■ **What the exercise asks**
Search the material for the string "LaTeX", then report how many lines hold it, with no other text.
START Data listing
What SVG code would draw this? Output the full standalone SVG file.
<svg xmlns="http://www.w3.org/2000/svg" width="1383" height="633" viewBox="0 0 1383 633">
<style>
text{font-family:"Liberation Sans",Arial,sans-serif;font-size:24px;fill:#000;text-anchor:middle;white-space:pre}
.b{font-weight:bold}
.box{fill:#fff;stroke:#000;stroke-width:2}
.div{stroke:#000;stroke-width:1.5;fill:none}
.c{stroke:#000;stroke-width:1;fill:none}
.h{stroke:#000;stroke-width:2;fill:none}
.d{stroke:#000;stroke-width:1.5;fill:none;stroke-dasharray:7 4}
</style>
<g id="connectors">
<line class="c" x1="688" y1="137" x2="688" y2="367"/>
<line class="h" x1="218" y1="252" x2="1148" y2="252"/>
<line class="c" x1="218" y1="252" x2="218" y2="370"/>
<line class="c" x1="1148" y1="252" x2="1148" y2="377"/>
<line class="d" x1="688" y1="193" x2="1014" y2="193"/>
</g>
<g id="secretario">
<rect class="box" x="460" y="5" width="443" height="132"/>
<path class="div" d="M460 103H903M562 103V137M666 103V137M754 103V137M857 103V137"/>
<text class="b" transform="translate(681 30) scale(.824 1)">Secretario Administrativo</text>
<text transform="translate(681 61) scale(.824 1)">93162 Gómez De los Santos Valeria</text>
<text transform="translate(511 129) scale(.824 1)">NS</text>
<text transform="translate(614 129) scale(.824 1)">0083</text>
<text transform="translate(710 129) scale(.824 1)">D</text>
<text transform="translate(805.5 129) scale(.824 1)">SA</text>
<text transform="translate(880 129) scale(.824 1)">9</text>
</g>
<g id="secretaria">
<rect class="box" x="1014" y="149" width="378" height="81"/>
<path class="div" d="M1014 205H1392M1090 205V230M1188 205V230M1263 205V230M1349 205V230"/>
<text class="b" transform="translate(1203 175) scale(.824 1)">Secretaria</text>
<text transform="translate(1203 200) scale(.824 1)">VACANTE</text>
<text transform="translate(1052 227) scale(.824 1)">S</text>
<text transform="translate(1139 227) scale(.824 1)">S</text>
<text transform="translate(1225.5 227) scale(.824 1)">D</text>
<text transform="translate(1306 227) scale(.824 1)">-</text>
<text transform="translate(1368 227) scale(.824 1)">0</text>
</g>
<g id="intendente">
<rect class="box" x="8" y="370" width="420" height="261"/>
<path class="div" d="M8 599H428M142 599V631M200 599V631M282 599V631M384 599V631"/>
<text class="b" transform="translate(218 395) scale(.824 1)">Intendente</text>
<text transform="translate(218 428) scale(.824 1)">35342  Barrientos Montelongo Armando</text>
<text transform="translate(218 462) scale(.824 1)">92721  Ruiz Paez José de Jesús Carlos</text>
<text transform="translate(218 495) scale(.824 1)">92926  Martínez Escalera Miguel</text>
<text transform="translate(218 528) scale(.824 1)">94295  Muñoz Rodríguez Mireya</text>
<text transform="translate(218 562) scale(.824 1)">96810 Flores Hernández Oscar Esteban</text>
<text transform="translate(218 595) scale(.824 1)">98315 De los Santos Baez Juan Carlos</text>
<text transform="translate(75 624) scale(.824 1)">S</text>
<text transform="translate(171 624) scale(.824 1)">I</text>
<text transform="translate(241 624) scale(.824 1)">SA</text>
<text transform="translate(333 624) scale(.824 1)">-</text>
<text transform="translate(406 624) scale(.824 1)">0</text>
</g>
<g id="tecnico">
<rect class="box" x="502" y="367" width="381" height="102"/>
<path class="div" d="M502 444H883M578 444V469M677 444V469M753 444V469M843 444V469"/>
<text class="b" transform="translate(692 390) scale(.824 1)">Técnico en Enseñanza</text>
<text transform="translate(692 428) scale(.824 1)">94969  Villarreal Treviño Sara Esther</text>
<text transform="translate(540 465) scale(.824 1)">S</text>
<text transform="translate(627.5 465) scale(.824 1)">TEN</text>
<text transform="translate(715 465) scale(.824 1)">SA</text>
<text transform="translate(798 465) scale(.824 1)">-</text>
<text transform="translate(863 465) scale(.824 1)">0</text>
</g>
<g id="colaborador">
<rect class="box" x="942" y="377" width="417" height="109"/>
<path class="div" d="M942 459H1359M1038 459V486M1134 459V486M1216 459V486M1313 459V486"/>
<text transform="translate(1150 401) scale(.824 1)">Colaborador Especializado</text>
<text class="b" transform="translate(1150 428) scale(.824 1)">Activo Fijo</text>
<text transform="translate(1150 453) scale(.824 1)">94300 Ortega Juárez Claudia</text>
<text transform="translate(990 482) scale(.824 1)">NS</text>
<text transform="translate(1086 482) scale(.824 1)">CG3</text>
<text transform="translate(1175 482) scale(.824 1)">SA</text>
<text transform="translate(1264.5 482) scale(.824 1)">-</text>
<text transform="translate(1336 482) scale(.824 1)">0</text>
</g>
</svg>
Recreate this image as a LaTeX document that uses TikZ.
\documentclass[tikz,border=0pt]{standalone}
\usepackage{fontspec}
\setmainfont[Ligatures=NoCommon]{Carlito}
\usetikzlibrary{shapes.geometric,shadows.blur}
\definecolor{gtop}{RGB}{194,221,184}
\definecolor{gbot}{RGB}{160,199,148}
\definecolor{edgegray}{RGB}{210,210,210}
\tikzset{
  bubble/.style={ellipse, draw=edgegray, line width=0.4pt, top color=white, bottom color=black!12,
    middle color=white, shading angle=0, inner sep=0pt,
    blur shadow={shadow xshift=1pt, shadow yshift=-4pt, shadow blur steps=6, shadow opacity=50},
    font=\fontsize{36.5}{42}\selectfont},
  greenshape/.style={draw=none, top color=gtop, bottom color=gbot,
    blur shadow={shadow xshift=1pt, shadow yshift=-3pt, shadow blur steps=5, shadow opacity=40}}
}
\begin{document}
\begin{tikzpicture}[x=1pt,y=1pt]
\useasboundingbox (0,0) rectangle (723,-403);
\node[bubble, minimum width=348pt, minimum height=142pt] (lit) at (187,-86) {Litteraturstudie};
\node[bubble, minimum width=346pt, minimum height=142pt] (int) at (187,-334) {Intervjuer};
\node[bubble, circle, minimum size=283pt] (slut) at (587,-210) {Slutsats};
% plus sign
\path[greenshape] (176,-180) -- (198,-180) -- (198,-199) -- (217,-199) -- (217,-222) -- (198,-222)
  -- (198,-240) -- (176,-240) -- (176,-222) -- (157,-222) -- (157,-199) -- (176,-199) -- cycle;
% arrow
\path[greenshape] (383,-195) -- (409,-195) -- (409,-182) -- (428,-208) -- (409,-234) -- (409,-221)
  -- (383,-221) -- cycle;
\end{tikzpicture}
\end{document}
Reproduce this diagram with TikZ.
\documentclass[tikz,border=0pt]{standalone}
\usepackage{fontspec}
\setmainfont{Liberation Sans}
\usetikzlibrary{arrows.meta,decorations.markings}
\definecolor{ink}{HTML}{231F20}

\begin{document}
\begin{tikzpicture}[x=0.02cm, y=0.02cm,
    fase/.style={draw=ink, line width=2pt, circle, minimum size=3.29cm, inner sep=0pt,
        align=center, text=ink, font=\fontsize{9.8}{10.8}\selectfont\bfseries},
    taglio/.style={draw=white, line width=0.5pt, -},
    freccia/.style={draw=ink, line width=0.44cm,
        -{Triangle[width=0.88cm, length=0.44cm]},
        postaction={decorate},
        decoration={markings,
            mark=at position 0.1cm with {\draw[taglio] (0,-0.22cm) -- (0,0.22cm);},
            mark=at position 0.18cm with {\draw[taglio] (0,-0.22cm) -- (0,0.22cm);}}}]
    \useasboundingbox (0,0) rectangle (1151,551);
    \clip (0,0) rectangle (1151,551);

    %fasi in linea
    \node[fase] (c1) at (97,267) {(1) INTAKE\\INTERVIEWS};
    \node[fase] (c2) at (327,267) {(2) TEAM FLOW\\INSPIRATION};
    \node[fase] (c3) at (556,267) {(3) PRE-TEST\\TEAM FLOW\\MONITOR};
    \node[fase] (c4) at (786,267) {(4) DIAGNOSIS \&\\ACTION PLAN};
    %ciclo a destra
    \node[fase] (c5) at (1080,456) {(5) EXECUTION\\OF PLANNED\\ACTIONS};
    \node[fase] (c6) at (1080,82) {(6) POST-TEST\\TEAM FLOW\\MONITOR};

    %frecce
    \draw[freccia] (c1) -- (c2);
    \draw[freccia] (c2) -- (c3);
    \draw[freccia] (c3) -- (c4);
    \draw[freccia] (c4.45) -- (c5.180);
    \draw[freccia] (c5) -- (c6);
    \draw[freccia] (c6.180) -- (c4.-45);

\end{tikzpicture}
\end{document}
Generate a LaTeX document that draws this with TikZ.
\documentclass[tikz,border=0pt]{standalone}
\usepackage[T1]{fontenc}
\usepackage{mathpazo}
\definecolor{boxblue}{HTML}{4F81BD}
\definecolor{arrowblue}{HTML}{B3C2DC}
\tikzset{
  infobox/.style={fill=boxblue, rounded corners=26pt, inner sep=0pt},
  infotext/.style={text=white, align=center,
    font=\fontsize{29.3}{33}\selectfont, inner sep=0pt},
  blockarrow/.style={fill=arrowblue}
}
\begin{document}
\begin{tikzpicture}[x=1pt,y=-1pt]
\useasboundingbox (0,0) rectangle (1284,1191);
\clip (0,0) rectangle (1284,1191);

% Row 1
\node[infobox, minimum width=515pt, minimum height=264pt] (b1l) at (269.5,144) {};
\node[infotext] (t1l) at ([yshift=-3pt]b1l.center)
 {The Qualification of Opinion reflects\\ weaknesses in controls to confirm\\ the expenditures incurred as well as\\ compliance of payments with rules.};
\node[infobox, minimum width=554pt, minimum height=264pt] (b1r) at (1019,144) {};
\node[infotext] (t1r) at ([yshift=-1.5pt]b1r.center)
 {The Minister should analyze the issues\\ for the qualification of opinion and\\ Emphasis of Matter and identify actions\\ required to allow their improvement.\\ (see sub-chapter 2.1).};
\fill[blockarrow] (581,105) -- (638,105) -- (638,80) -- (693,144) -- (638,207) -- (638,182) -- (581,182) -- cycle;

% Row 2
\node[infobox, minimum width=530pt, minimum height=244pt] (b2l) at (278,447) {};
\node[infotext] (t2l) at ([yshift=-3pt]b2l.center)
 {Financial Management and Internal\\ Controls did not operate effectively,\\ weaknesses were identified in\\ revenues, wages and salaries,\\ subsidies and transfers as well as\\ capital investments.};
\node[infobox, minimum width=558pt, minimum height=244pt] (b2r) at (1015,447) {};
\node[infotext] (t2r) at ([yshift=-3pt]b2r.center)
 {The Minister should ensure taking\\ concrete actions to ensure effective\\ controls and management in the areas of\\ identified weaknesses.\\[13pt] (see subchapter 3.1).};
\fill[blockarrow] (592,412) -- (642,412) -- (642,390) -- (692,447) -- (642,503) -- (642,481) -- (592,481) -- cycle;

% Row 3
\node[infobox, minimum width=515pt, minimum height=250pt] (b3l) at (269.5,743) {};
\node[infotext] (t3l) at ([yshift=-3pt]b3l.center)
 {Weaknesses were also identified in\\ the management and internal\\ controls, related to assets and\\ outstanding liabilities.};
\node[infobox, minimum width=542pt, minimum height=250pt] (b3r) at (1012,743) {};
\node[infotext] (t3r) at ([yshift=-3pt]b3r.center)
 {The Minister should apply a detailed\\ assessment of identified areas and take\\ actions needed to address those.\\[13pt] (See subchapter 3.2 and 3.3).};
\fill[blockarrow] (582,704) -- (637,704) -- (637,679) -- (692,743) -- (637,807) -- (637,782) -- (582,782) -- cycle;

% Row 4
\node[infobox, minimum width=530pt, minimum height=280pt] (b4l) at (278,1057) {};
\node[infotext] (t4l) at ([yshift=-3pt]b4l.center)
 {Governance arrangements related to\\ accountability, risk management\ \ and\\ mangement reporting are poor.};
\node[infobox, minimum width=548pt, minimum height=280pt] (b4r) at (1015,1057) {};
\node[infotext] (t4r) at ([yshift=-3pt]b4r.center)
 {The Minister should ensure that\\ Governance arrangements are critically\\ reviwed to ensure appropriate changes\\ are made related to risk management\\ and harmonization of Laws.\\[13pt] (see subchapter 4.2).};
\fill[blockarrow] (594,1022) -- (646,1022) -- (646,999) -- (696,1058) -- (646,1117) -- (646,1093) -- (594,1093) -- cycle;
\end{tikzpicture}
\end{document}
END Data listing
■ **Task response**
2